Development finance and blended capital: Multilateral institutions are structuring concessional financing for hybrid renewable-plus-storage systems in emerging markets, recognising storage’s role in grid stability and economic development. Development finance institutions view storage as essential infrastructure for economic growth in developing nations.
Regulatory evolution: From technology support to infrastructure recognition
Policy frameworks globally are transitioning from supporting renewable energy deployment to ensuring grid reliability and energy security. This shift fundamentally benefits storage assets, which provide the flexibility and reliability that intermittent renewables cannot deliver independently.
European flexibility markets: The EU’s Clean Energy Package establishes market mechanisms that compensate storage assets for providing grid flexibility services. Under these frameworks, storage operators receive capacity payments for providing frequency regulation services, creating predictable revenue streams independent of energy market volatility.
U.S. investment tax credit extension: The Inflation Reduction Act’s 30% investment tax credit for standalone storage projects has fundamentally altered project economics, reducing capital costs and enhancing returns. This policy change has unlocked significant previously uncommitted storage investment, demonstrating how supportive policy can accelerate market development.
Carbon pricing and grid decarbonisation: As carbon pricing mechanisms expand globally, storage assets benefit from their role in enabling higher renewable penetration. Storage systems that facilitate renewable integration can monetise carbon credits, adding additional revenue streams that are particularly valuable in high-carbon-price jurisdictions.
Technology cost trajectories and performance improvements
Battery technology costs continue to decline while performance metrics improve, enhancing the fundamental economics of storage investments.

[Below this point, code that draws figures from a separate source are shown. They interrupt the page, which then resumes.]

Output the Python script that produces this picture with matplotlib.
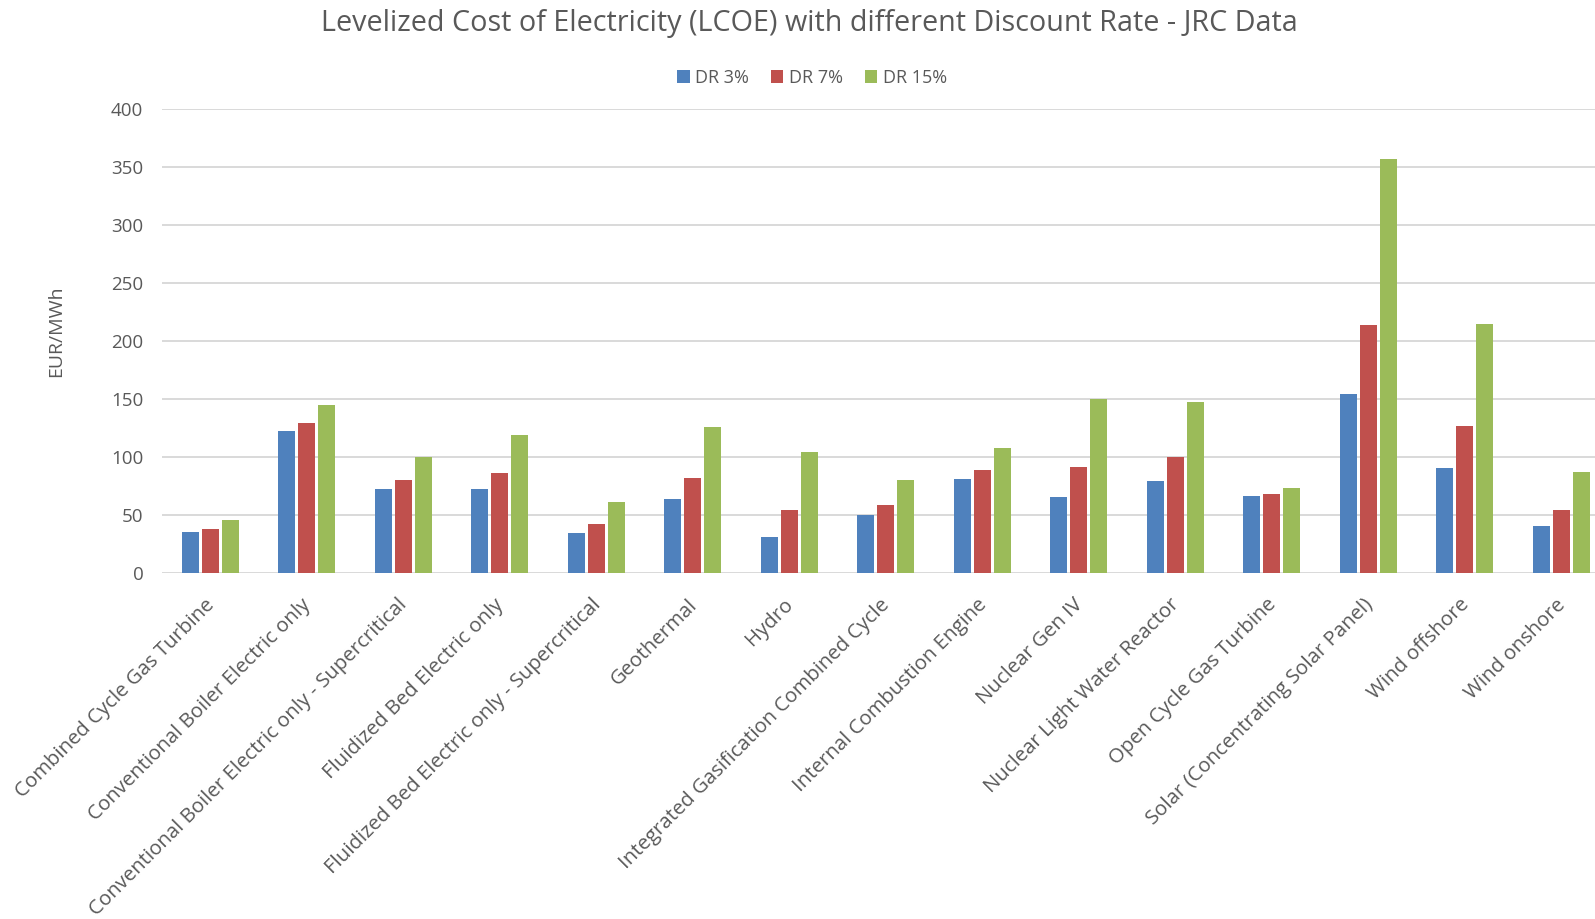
import numpy as np
import matplotlib
matplotlib.use('Agg')
import matplotlib.pyplot as plt
from matplotlib.patches import Patch
import matplotlib.transforms as mtransforms

plt.rcParams['font.family'] = ['Open Sans', 'DejaVu Sans']

technologies = ['Combined Cycle Gas Turbine',
                'Conventional Boiler Electric only',
                'Conventional Boiler Electric only - Supercritical',
                'Fluidized Bed Electric only',
                'Fluidized Bed Electric only - Supercritical',
                'Geothermal',
                'Hydro',
                'Integrated Gasification Combined Cycle',
                'Internal Combustion Engine',
                'Nuclear Gen IV',
                'Nuclear Light Water Reactor',
                'Open Cycle Gas Turbine',
                'Solar (Concentrating Solar Panel)',
                'Wind offshore',
                'Wind onshore']

# LCOE in EUR/MWh
dr3 = [35, 122, 72, 72, 34, 63.5, 31, 49.6, 80.8, 65.2, 79, 66, 154, 90.5, 40.7]
dr7 = [38, 129, 80, 85.7, 41.8, 82, 54.5, 58.3, 88.9, 90.9, 100, 68.3, 213.5, 126.8, 54.5]
dr15 = [45.6, 144.6, 99.6, 119, 61, 125.8, 104.5, 80, 107.4, 150, 147.2, 72.9, 357, 214.5, 86.5]

series_names = ['DR 3%', 'DR 7%', 'DR 15%']
colors = ['#4F81BD', '#C0504D', '#9BBB59']
text_grey = '#595959'

fig = plt.figure(figsize=(15.95, 9.19), dpi=100)
ax = fig.add_axes([162/1595, 1 - 572.7/919, 1 - 162/1595, (572.7 - 109.3)/919])

x = np.arange(len(technologies))
pitch = 0.207
for i, (vals, col) in enumerate(zip([dr3, dr7, dr15], colors)):
    ax.bar(x + (i - 1)*pitch, vals, width=0.174, color=col, zorder=3)

ax.set_xlim(-0.5, 14.35)
ax.set_ylim(0, 400)
ax.set_yticks(np.arange(0, 401, 50))
ax.yaxis.grid(True, color='#D9D9D9', linewidth=1.4, zorder=0)
ax.set_axisbelow(True)
for s in ax.spines.values():
    s.set_visible(False)
ax.tick_params(axis='y', length=0, pad=13.5, labelsize=13.5, labelcolor=text_grey)
ax.tick_params(axis='x', length=0, pad=4)

ax.set_xticks(x)
ax.set_xticklabels(technologies, rotation=45, ha='right', va='center',
                   rotation_mode='anchor', fontsize=14.7, color=text_grey)
# nudge rotated labels so their ends sit under the groups like the original
offset = mtransforms.ScaledTranslation(1/72, -17/72, fig.dpi_scale_trans)
for lab in ax.get_xticklabels():
    lab.set_transform(lab.get_transform() + offset)

fig.text(56/1595, 1 - 331/919, 'EUR/MWh', rotation=90, ha='center', va='center',
         fontsize=14, color=text_grey)

fig.text(809/1595, 1 - 24/919,
         'Levelized Cost of Electricity (LCOE) with different Discount Rate - JRC Data',
         ha='center', va='center', fontsize=20.7, color=text_grey)

handles = [Patch(facecolor=c, label=n) for c, n in zip(colors, series_names)]
fig.legend(handles=handles, loc='center', bbox_to_anchor=(812/1595, 1 - 78/919),
           ncol=3, frameon=False, fontsize=13, labelcolor=text_grey,
           handlelength=0.7, handleheight=0.7, handletextpad=0.3, columnspacing=1.2)

fig.savefig('out.png', dpi=100)
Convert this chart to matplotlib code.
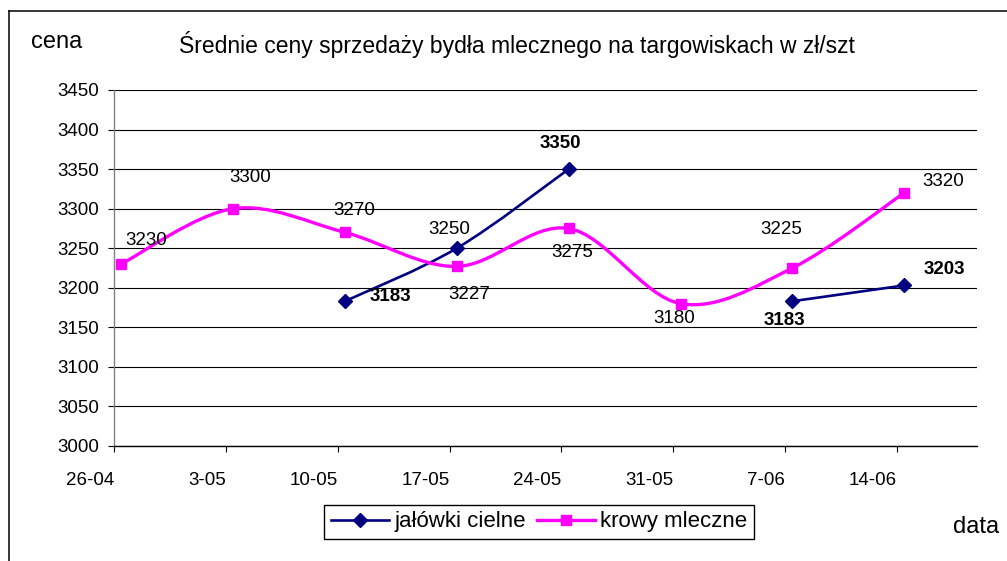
import numpy as np
import matplotlib
matplotlib.use("Agg")
import matplotlib.pyplot as plt
from matplotlib.path import Path
from matplotlib.patches import PathPatch
from matplotlib.lines import Line2D

plt.rcParams['font.family'] = ['Liberation Sans', 'DejaVu Sans']

# dane
daty = ['26-04', '3-05', '10-05', '17-05', '24-05', '31-05', '7-06', '14-06']
krowy = [3230, 3300, 3270, 3227, 3275, 3180, 3225, 3320]
jalowki = [np.nan, np.nan, 3183, 3250, 3350, np.nan, 3183, 3203]
jalowki_bold = [True, False, True, True, True]

# przesuniecia etykiet (px)
krowy_off = [(25, -24), (17, -31), (9, -22), (12, 28), (4, 24), (-6, 15), (-11, -39), (39, -11)]
jalowki_off = [(46, -5), (-8, -19), (-8, -26), (-8, 19), (40, -16)]

granat = '#000080'
roz = '#FF00FF'

def smooth_path(xs, ys):
    # krzywa Beziera jak w Excelu (Catmull-Rom)
    pts = np.column_stack([xs, ys])
    verts = [pts[0]]
    codes = [Path.MOVETO]
    n = len(pts)
    for i in range(n - 1):
        p0 = pts[i - 1] if i > 0 else pts[i]
        p1 = pts[i]
        p2 = pts[i + 1]
        p3 = pts[i + 2] if i + 2 < n else pts[i + 1]
        verts += [p1 + (p2 - p0) / 6, p2 - (p3 - p1) / 6, p2]
        codes += [Path.CURVE4] * 3
    return Path(verts, codes)

def runs(xs, ys):
    out = []
    cur = []
    for x, y in zip(xs, ys):
        if np.isnan(y):
            if cur:
                out.append(cur)
            cur = []
        else:
            cur.append((x, y))
    if cur:
        out.append(cur)
    return out

fig = plt.figure(figsize=(10.07, 5.61), dpi=100)
ax = fig.add_axes([114/1007, 1-446/561, (977-114)/1007, (446-90)/561])

x_dni = np.arange(len(daty)) * 7 + 0.45

for seria, kolor, lw in [(jalowki, granat, 1.9), (krowy, roz, 2.4)]:
    for r in runs(x_dni, seria):
        xs = np.array([p[0] for p in r])
        ys = np.array([p[1] for p in r])
        if len(r) > 1:
            ax.add_patch(PathPatch(smooth_path(xs, ys), fill=False, edgecolor=kolor,
                                   lw=lw, zorder=3, capstyle='round', joinstyle='round'))

ax.plot(x_dni, jalowki, linestyle='none', marker='D', ms=7, color=granat, zorder=4)
ax.plot(x_dni, krowy, linestyle='none', marker='s', ms=7.5, color=roz, zorder=4)

fs = 13.5
for x, y, (dx, dy) in zip(x_dni, krowy, krowy_off):
    ax.annotate(str(y), (x, y), xytext=(dx*0.72, -dy*0.72), textcoords='offset points',
                ha='center', va='center', fontsize=fs)
k = 0
for x, y in zip(x_dni, jalowki):
    if np.isnan(y):
        continue
    dx, dy = jalowki_off[k]
    ax.annotate(str(int(y)), (x, y), xytext=(dx*0.72, -dy*0.72), textcoords='offset points',
                ha='center', va='center', fontsize=fs,
                fontweight='bold' if jalowki_bold[k] else 'normal')
    k += 1

ax.set_xlim(0, 54)
ax.set_ylim(3000, 3450)
ax.set_yticks(np.arange(3000, 3451, 50))
ax.set_xticks(np.arange(len(daty)) * 7)
ax.set_xticklabels(daty, ha='right')
ax.grid(axis='y', color='black', lw=0.8)
ax.set_axisbelow(True)
for s in ['top', 'right']:
    ax.spines[s].set_visible(False)
ax.spines['left'].set_color('#808080')
ax.spines['left'].set_linewidth(1.0)
ax.spines['bottom'].set_linewidth(1.0)
ax.tick_params(axis='y', length=4, pad=7, labelsize=fs)
ax.tick_params(axis='x', length=4, pad=15, labelsize=fs)

fig.text(517/1007, 1-45/561, 'Średnie ceny sprzedaży bydła mlecznego na targowiskach w zł/szt',
         ha='center', va='center', fontsize=16.5)
fig.text(57/1007, 1-42/561, 'cena', ha='center', va='center', fontsize=17)
fig.text(976/1007, 1-527/561, 'data', ha='center', va='center', fontsize=17)

# ramka wykresu
fig.add_artist(Line2D([8.5/1007, 8.5/1007], [0, 1-10.5/561], color='black', lw=1.1))
fig.add_artist(Line2D([8.5/1007, 1], [1-10.5/561, 1-10.5/561], color='black', lw=1.1))

h1 = Line2D([], [], color=granat, lw=1.9, marker='D', ms=7)
h2 = Line2D([], [], color=roz, lw=2.4, marker='s', ms=7.5)
leg = fig.legend([h1, h2], ['jałówki cielne', 'krowy mleczne'], loc='center',
                 bbox_to_anchor=(539/1007, 1-522/561), ncol=2, fontsize=16,
                 handlelength=2.6, handletextpad=0.25, columnspacing=0.5,
                 borderpad=0.3, fancybox=False, framealpha=1, edgecolor='black')
leg.get_frame().set_linewidth(1.0)

fig.savefig('out.png', dpi=100)
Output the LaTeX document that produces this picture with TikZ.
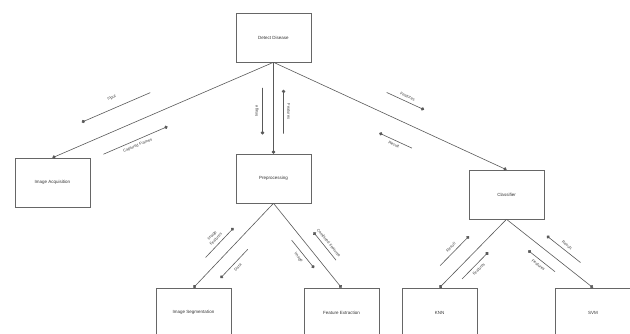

Manufacturing scale improvements and supply chain optimisation continue driving cost reductions across all major battery chemistries.
The investment implications extend beyond simple cost reduction. Battery technology improvements in cycle life, round-trip efficiency, and degradation rates directly impact project economics and operational cash flows:
Cycle life extensions: Leading battery manufacturers now guarantee extended cycle counts for utility-scale applications, representing operational lives that align with traditional infrastructure investment horizons. This longevity reduces replacement capital requirements and enhances long-term returns.
Efficiency improvements: Round-trip efficiency improvements for premium lithium-ion systems directly increase arbitrage revenues and reduce operational losses, improving project economics.
Degradation management: Advanced battery management systems and thermal controls reduce annual capacity degradation, preserving revenue generation capabilities throughout project life and supporting debt financing with longer tenor profiles.
WElink’s market intelligence: Portfolio performance and strategic positioning
Our development portfolio demonstrates storage integration’s financial impact through real transaction data. The performance metrics reveal storage’s transformational effect on project economics:
Dispatchability value creation: Hybrid projects in our portfolio achieve improvements in levelized cost of electricity when storage optimizes dispatch timing relative to grid constraints and price patterns. This improvement directly translates to enhanced project valuations and improved debt terms.
Grid constraint solutions: Storage enables renewable development in transmission-limited areas by providing local grid support services and reducing peak injection requirements. This capability has unlocked previously uncommercial sites, expanding development opportunities relative to transmission-constrained scenarios.
Risk-adjusted return enhancement: Revenue diversification across energy, capacity, and ancillary service markets reduces project cash flow volatility, enabling higher leverage ratios and lower cost of capital. The combination of reduced risk and additional revenue streams increases project returns relative to comparable renewable-only investments.
Forward market dynamics: Structural demand drivers
Emerging demand patterns reinforce storage’s strategic importance beyond current market applications. Data centre electricity consumption is projected to increase significantly by 2030, with hyperscale operators specifically contracting for 24/7 renewable supply. Major technology companies have made commitments to purchase clean energy with 24/7 matching, demonstrating the scale of dispatchable renewable demand from the technology sector.
Electric vehicle adoption requires grid flexibility to manage charging demand patterns, particularly for commercial fleet applications that require predictable charging availability. Industrial electrification necessitates reliable clean power for process-critical operations, where power quality and availability are more important than cost optimisation.
The convergence of these trends creates sustained demand for dispatchable renewable energy that extends beyond current market applications. Storage assets positioned to serve these emerging demand patterns will benefit from premium pricing and long-term contract opportunities that provide infrastructure-like return stability.
Investment thesis: Storage as essential infrastructure
The evidence demonstrates that BESS has evolved from supporting technology to essential infrastructure that enables the energy transition while generating attractive risk-adjusted returns for institutional investors. The combination of multiple revenue streams, declining technology costs, supportive policy frameworks, and emerging demand drivers creates a compelling investment thesis that aligns with infrastructure capital’s requirements for predictable, long-term returns.
WElink’s development strategy reflects this market evolution. Our integrated approach to renewable-plus-storage development delivers dispatchable clean energy that serves the needs of grid operators, corporate offtakers, and industrial customers while generating superior returns for our investment partners.
The storage opportunity represents more than technology deployment—it’s the foundation for renewable energy’s maturation into reliable, bankable infrastructure that supports economic growth while achieving decarbonisation objectives. For institutional investors seeking to participate in the energy transition, storage integration is no longer optional; it’s essential for competitive returns and portfolio resilience in tomorrow’s energy markets.